Thou dost to both a cruel wrong:
Should dread in mutual love be known?
Why let my heart lament so long,
And fail to claim what is thine own?”[[157]]
What is unique in history, this Beatrice of Savoy had four daughters and three granddaughters who were all queens or empresses. As Dante says:
“Four daughters were there born
To Raymond Berenger; and every one
Became a queen, and this for him did Romeo.”
It was this Romeo de Villeneuve, the able minister of Count Raymond, whom Dante finds worthy of a place in his Paradise, who is said to have first foreseen the grandeur of united France, and who negotiated the grand alliances of his master’s daughters. One married St. Louis of France; another, Henry III. of England; a third, Richard of Cornwall, afterwards Emperor of Germany; and the fourth, Charles of Anjou, King of Naples and Sicily. As for the granddaughters, Beatrice of Sicily became Empress of Constantinople; Margaret of England, Queen of Scotland; and Isabella of France, Queen of Navarre.
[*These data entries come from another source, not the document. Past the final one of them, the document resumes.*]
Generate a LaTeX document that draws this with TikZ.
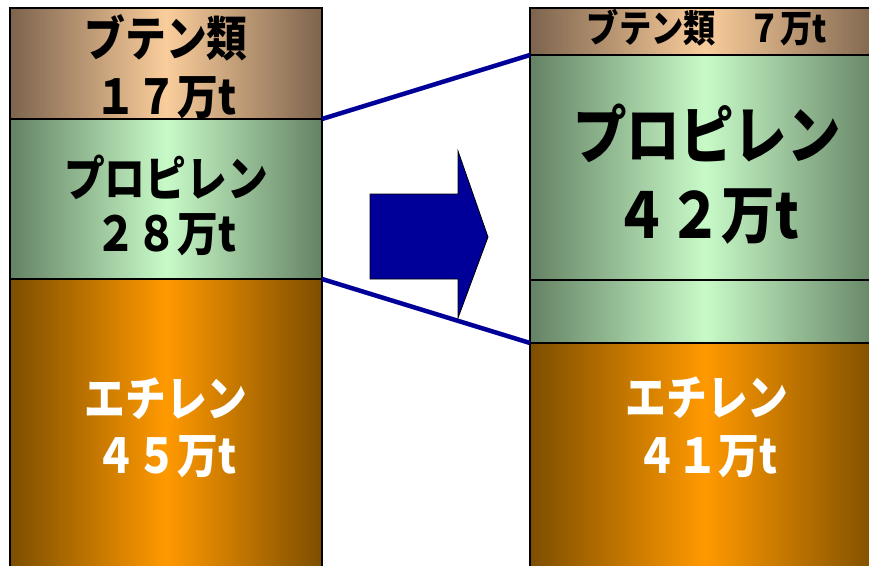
\documentclass[tikz,border=0pt]{standalone}
\usepackage{fontspec}
\newfontfamily\jp{Noto Sans CJK JP}[FakeStretch=0.85]
\definecolor{butedge}{RGB}{125, 100, 78}
\definecolor{butmid}{RGB}{250, 205, 155}
\definecolor{propedge}{RGB}{100, 130, 100}
\definecolor{propmid}{RGB}{200, 250, 200}
\definecolor{ethedge}{RGB}{125, 78, 0}
\definecolor{ethmid}{RGB}{255, 153, 0}
\definecolor{shiftblue}{RGB}{0, 0, 153}
\usetikzlibrary{positioning}

\begin{document}
\begin{tikzpicture}[x=1pt, y=-1pt,
  seg/.style={draw=black, line width=1.4pt, inner sep=0pt, outer sep=0pt},
  butene/.style={seg, left color=butedge, right color=butedge, middle color=butmid},
  propene/.style={seg, left color=propedge, right color=propedge, middle color=propmid},
  ethene/.style={seg, left color=ethedge, right color=ethedge, middle color=ethmid},
  lbl/.style 2 args={align=center, inner sep=0pt, font=\jp\bfseries\fontsize{#1}{#2}\selectfont},
  shiftline/.style={line width=4.5pt, shiftblue}]
  \clip (0,0) rectangle (869,565);

  % Before: left column
  \node[butene, minimum width=312pt, minimum height=111pt, anchor=north west] (lbut) at (10,8) {};
  \node[propene, minimum width=312pt, minimum height=160pt, below=0pt of lbut] (lprop) {};
  \node[ethene, minimum width=312pt, minimum height=301pt, below=0pt of lprop] (leth) {};

  % After: right column
  \node[butene, minimum width=350pt, minimum height=47pt, anchor=north west] (rbut) at (530,8) {};
  \node[propene, minimum width=350pt, minimum height=225pt, below=0pt of rbut] (rprop) {};
  \node[propene, minimum width=350pt, minimum height=63pt, below=0pt of rprop] (rgain) {};
  \node[ethene, minimum width=350pt, minimum height=237pt, below=0pt of rgain] (reth) {};

  % Labels
  \node[lbl={48}{58}] (lbuttxt) at (166,67) {ブテン類\\１７万t};
  \node[lbl={48}{55}] (lproptxt) at (166,205) {プロピレン\\２８万t};
  \node[lbl={48}{57}, white] (lethtxt) at (166,428) {エチレン\\４５万t};
  \node[lbl={38}{40}] (rbuttxt) at (707,28) {ブテン類　７万t};
  \node[lbl={63}{80}] (rproptxt) at (707,174) {プロピレン\\４２万t};
  \node[lbl={48}{58}, white] (rethtxt) at (707,427) {エチレン\\４１万t};

  % Connectors between the columns
  \draw[shiftline] (lbut.south east) -- (rbut.south west);
  \draw[shiftline] (lprop.south east) -- (rgain.south west);

  % Block arrow
  \filldraw[fill=shiftblue, draw=black, line width=0.8pt]
    (370,194) -- (458,194) -- (458,151) -- (488,237) -- (458,318) -- (458,279) -- (370,279) -- cycle;
\end{tikzpicture}
\end{document}
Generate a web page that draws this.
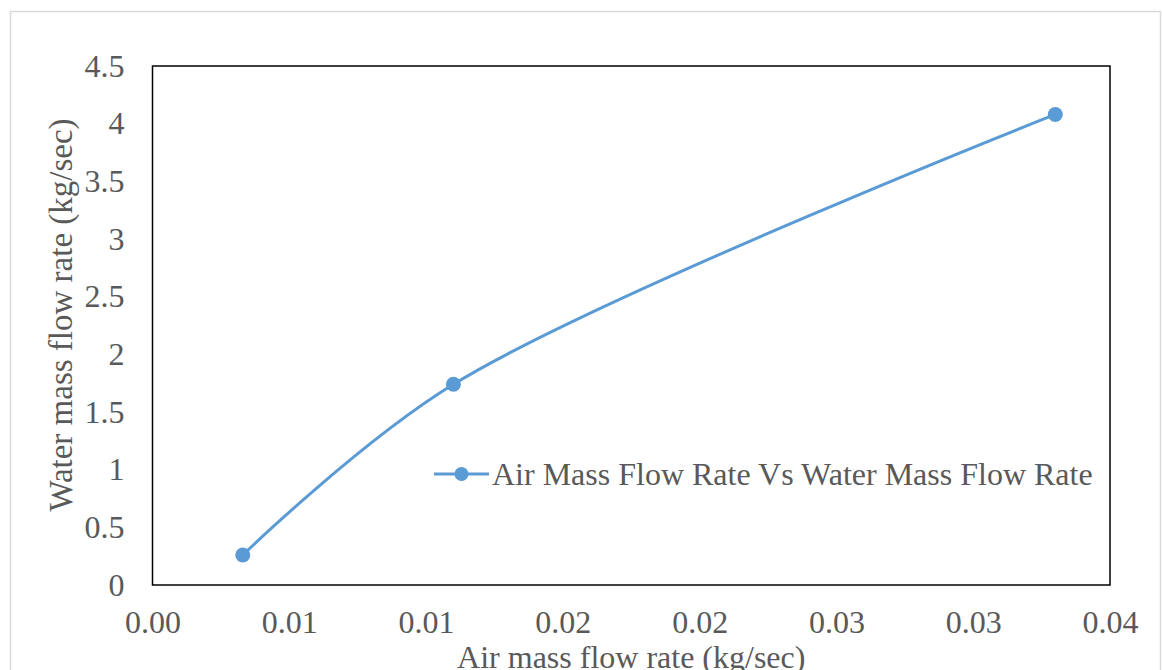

Beatrice of Savoy was first buried at Echelles, where a magnificent tomb was erected, on which she lay, surrounded by the statues of her children and grandchildren with their consorts—twenty-six in number, all of white marble; but the tomb was destroyed at the Revolution, and her remains afterwards transported to Hautecombe, or at least what was saved of them, and placed in a new tomb.